Somebody buries dinosaur bones.
Jurassic Park ensues.
Congratulating #CrowdStrike for reaching its carbon neutrality targets six years early through its disruption of global air traffic today!
I ordered a bed from IKEA and they sent me a tree trunk and a saw.
My kid announced he’s counting to Infinity. It’s been five minutes and he’s on 39. Send help.
Don’t you hate it when you buy organic veggies and when you get them home you realize they’re donuts
[god creating sharks]
angel: what is this?
god: *wearing ‘live every week like it’s shark week’ shirt* I just want this to make sense
I didn’t say you’re dumber than rocks I said you’re dumber than A rock. That’s an important distinction because if you put enough of the right kinds of rocks together and heat them you can make a computer.

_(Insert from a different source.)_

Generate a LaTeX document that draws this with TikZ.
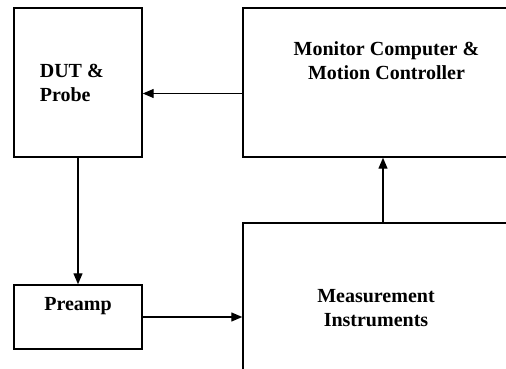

The teachers could tell my wife & I were embarrassed by our son’s grades when we showed up to conferences with paper bags on our heads.
Dear Electric Company,
You’re welcome. Go buy yourself something special.
-My family, every summer.
my dads out of town and i just went over to his house to deep clean it while he’s gone and there was a lizard running around his kitchen and when i told him he was like “hell yeah that’s Kevin”
You can only be young once, but you can be immature forever.
Fitbit: Time for a walk
Me: *walks to snack machine
We’re all in this together. Now, make a human shield, peasants.